It seems fair to conclude that, on arm64, setting the pkey whenever a
PTP is allocated/freed is not particularly expensive. The situation may
well be different on x86 as Rick pointed out, and it may also change on
newer arm64 systems as I noted further down. Allocating/freeing PTPs in
bulk should help if setting the pkey in the pgtable ctor/dtor proves too
expensive.

- Kevin

> Benchmarks:
> - mmtests/kernbench: running kernbench (kernel build) [4].

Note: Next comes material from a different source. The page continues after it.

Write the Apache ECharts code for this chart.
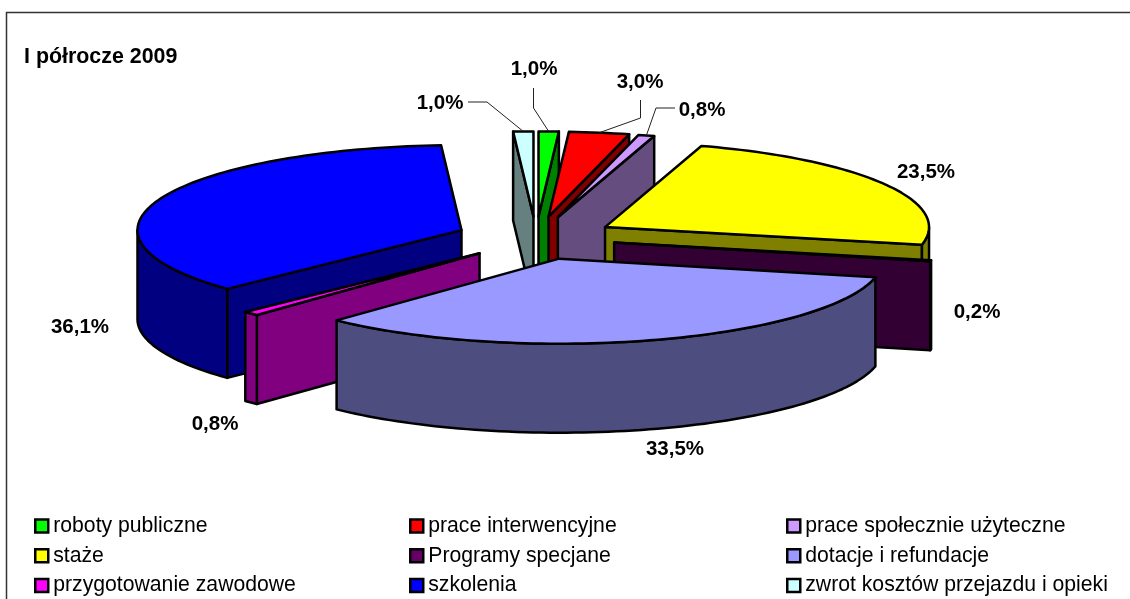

> - micromm/{fork,munmap}: from David Hildenbrand's benchmark suite. A
>   1 GB mapping is created and then fork/unmap is called. The mapping is
>   created using either page-sized (h:0) or hugepage folios (h:1); in all
>   cases the memory is PTE-mapped.
> - micromm/vmalloc: from test_vmalloc.ko, varying the number of pages
>   (p:) and whether huge pages are used (h:).
>
> On a "real-world" and fork-heavy workload like kernbench, the estimated
> overhead of kpkeys_hardened_pgtables is reasonable: 4% system time
> overhead without batching, and about half that figure (2.2%) with
> batching. The real time overhead is negligible.
>
> Microbenchmarks show large overheads without batching, which increase
> with the number of pages being manipulated. Batching drastically reduces
> that overhead, almost negating it for micromm/fork. Because all PTEs in
> the mapping are modified in the same lazy_mmu section, the kpkeys level
> is changed just twice regardless of the mapping size; as a result the
> relative overhead actually decreases as the size increases for
> fix_size_alloc_test.
>
> Note: the performance impact of set_memory_pkey() is likely to be
> relatively low on arm64 because the linear mapping uses PTE-level
> descriptors only. This means that set_memory_pkey() simply changes the
> attributes of some PTE descriptors. However, some systems may be able to
> use higher-level descriptors in the future [5], meaning that
> set_memory_pkey() may have to split mappings. Allocating page tables
> from a contiguous cache of pages could help minimise the overhead, as
> proposed for x86 in [1].
>
> [...]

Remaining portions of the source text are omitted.